YOUR GOAL:
The lines to extract run from the first line of the material below to the line containing "1000, 900, 800];", both included; leave the pictures behind.

DATASET CONTENT:
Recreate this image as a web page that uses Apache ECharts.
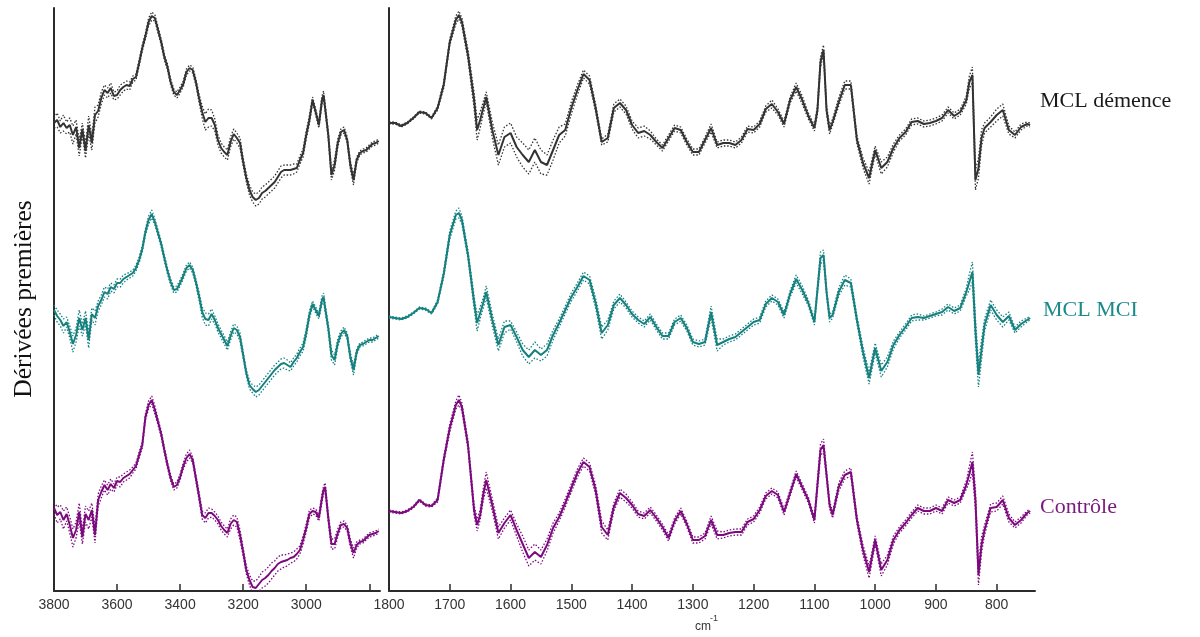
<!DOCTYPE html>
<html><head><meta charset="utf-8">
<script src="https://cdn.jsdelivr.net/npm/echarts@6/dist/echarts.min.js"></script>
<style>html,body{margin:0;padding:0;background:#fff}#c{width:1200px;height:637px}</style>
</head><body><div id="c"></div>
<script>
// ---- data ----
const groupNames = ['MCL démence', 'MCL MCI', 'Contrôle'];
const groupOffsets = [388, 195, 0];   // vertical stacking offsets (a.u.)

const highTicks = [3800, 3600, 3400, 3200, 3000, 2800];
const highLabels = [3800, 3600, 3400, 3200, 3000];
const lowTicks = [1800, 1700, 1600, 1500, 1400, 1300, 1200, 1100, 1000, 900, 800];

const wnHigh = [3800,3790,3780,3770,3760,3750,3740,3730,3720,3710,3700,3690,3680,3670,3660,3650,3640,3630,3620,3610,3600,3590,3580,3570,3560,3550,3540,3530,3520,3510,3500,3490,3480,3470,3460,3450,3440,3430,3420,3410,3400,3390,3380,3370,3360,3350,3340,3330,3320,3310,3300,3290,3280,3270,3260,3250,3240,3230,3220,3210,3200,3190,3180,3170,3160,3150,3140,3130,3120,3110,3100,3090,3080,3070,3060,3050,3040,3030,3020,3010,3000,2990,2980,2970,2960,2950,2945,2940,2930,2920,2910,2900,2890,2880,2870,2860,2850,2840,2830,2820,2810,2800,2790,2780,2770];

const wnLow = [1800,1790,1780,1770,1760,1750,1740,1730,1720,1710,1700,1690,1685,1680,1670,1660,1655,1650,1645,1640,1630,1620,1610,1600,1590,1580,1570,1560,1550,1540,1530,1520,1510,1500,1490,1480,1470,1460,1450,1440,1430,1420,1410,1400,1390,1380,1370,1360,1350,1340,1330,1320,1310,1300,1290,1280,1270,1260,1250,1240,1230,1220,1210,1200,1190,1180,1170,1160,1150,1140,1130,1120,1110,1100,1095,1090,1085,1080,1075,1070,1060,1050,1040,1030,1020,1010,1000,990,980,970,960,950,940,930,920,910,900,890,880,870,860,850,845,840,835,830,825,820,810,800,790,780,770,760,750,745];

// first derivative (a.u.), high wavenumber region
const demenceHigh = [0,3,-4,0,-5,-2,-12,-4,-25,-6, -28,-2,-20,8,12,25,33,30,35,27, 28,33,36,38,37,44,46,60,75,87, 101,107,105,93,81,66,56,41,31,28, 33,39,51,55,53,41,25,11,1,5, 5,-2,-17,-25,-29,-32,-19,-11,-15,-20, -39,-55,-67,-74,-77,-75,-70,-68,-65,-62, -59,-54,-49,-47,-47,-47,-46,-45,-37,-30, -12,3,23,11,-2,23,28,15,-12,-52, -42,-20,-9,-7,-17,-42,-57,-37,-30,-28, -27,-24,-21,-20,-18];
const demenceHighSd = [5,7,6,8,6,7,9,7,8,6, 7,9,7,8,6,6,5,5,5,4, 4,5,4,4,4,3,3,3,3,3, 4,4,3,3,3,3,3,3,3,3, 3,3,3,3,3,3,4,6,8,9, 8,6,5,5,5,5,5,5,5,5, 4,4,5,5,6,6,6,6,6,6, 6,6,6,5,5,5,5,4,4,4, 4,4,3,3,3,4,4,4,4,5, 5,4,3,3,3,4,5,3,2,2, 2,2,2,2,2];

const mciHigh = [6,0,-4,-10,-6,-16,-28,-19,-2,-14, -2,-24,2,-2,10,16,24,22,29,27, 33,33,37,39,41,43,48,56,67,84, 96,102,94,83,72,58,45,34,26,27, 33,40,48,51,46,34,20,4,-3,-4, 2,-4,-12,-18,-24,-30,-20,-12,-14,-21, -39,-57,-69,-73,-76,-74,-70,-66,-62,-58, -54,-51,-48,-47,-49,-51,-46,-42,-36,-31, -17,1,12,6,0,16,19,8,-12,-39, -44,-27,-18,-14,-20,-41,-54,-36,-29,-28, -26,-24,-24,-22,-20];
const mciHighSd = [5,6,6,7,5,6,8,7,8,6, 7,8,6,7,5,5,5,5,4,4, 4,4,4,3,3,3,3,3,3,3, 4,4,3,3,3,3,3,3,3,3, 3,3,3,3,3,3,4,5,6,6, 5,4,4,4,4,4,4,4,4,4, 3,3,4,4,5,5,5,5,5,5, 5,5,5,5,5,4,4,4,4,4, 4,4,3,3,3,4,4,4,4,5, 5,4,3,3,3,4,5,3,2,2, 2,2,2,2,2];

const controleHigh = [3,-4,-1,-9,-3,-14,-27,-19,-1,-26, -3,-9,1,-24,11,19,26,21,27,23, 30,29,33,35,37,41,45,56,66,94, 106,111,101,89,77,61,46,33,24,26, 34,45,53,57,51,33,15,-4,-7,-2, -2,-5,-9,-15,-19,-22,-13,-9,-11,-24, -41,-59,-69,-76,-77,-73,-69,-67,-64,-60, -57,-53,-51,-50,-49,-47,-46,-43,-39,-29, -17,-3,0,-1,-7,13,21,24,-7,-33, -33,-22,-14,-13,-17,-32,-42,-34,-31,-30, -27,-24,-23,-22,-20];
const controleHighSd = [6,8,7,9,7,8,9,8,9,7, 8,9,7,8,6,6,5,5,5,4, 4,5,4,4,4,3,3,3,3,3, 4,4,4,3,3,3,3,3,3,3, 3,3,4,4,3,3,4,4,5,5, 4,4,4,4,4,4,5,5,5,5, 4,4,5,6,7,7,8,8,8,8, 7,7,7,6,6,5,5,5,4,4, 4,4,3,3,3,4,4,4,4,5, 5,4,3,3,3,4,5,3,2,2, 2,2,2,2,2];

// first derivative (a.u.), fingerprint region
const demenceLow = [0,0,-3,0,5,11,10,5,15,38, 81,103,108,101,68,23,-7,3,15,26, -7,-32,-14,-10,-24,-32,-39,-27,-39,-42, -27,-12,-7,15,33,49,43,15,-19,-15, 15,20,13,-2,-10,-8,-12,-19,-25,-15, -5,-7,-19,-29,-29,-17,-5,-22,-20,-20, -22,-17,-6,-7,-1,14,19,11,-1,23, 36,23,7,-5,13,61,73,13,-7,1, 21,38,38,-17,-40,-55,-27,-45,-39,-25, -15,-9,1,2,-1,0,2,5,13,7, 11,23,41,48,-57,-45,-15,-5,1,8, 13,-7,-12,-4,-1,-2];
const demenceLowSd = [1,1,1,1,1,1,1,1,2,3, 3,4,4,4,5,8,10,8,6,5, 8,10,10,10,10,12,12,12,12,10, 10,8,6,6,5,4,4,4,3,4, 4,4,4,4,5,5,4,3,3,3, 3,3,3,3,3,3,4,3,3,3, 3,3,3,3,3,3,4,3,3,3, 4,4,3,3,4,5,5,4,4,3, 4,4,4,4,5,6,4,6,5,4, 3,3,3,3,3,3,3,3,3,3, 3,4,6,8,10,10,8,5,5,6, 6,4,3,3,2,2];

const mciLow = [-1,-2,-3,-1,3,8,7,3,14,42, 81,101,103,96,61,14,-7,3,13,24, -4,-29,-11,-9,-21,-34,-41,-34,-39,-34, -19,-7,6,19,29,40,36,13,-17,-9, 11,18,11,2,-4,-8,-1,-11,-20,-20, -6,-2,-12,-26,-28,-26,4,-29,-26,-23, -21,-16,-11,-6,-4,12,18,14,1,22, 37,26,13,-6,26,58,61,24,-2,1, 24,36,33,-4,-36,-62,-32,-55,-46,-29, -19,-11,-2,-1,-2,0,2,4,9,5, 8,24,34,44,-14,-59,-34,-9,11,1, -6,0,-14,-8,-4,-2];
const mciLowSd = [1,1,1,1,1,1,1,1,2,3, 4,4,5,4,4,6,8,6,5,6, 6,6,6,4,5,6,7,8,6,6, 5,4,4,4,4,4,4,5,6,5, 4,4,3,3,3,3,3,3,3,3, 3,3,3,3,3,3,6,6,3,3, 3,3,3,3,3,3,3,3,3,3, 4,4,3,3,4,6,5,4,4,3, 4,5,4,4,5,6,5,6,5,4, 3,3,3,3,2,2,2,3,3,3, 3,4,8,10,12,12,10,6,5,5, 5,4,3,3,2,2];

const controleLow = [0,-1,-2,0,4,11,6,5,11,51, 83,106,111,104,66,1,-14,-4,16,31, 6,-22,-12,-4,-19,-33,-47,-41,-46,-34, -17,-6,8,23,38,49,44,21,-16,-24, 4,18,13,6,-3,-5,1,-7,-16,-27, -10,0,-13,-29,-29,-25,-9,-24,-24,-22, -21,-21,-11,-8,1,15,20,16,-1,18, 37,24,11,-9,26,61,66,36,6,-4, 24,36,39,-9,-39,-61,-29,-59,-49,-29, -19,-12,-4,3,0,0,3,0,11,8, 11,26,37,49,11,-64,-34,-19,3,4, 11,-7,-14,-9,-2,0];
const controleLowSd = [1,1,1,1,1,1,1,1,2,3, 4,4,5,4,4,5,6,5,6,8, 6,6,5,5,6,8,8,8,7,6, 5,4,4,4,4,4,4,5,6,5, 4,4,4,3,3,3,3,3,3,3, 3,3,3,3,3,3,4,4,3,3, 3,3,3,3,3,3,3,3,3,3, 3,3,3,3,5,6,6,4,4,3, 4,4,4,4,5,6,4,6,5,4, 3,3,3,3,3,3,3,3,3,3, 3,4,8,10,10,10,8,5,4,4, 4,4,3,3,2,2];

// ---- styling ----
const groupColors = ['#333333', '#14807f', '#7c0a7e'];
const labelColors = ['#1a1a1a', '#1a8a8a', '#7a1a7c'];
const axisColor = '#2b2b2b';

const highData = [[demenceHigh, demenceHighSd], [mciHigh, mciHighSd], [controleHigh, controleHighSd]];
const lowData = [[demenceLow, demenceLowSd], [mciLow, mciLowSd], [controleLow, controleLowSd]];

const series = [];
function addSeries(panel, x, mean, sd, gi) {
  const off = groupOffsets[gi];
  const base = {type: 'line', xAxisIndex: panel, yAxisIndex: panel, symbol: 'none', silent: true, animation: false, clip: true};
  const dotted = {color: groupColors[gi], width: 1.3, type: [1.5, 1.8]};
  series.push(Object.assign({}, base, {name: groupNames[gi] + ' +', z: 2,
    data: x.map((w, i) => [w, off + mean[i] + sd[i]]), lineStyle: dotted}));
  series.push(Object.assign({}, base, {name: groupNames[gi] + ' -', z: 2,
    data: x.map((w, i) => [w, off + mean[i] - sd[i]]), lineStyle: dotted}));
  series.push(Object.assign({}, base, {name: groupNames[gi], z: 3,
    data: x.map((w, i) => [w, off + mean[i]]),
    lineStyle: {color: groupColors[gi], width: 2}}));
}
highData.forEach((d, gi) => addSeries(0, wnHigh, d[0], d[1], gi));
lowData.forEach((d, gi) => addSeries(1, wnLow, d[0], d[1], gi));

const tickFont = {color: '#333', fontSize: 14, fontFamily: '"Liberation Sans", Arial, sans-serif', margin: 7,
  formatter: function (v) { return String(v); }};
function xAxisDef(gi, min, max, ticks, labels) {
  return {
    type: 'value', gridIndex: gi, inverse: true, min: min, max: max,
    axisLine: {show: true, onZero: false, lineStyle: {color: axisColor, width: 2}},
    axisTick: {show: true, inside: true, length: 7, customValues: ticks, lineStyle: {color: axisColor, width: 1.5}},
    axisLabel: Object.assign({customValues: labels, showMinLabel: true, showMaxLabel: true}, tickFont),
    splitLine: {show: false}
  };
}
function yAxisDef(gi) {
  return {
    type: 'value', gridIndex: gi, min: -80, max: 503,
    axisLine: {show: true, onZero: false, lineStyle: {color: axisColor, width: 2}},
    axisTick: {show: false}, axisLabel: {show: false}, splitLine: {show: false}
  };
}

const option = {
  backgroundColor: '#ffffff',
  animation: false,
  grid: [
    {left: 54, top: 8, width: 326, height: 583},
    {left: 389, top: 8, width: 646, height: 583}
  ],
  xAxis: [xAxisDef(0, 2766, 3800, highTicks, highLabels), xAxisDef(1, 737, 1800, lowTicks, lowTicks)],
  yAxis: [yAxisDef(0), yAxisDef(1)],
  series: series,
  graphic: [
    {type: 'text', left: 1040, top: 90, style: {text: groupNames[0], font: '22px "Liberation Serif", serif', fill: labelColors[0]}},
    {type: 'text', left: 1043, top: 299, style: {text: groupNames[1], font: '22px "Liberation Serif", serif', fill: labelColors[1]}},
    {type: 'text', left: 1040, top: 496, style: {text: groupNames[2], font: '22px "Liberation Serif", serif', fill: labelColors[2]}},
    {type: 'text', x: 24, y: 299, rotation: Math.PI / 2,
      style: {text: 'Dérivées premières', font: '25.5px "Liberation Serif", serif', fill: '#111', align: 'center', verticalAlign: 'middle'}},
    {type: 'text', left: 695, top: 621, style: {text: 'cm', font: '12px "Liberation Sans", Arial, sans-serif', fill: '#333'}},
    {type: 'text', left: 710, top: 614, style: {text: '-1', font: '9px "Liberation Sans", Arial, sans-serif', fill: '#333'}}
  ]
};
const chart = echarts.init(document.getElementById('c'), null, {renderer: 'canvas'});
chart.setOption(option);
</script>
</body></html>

THE RESULT:
Recreate this image as a web page that uses Apache ECharts.
<!DOCTYPE html>
<html><head><meta charset="utf-8">
<script src="https://cdn.jsdelivr.net/npm/echarts@6/dist/echarts.min.js"></script>
<style>html,body{margin:0;padding:0;background:#fff}#c{width:1200px;height:637px}</style>
</head><body><div id="c"></div>
<script>
// ---- data ----
const groupNames = ['MCL démence', 'MCL MCI', 'Contrôle'];
const groupOffsets = [388, 195, 0];   // vertical stacking offsets (a.u.)

const highTicks = [3800, 3600, 3400, 3200, 3000, 2800];
const highLabels = [3800, 3600, 3400, 3200, 3000];
const lowTicks = [1800, 1700, 1600, 1500, 1400, 1300, 1200, 1100, 1000, 900, 800];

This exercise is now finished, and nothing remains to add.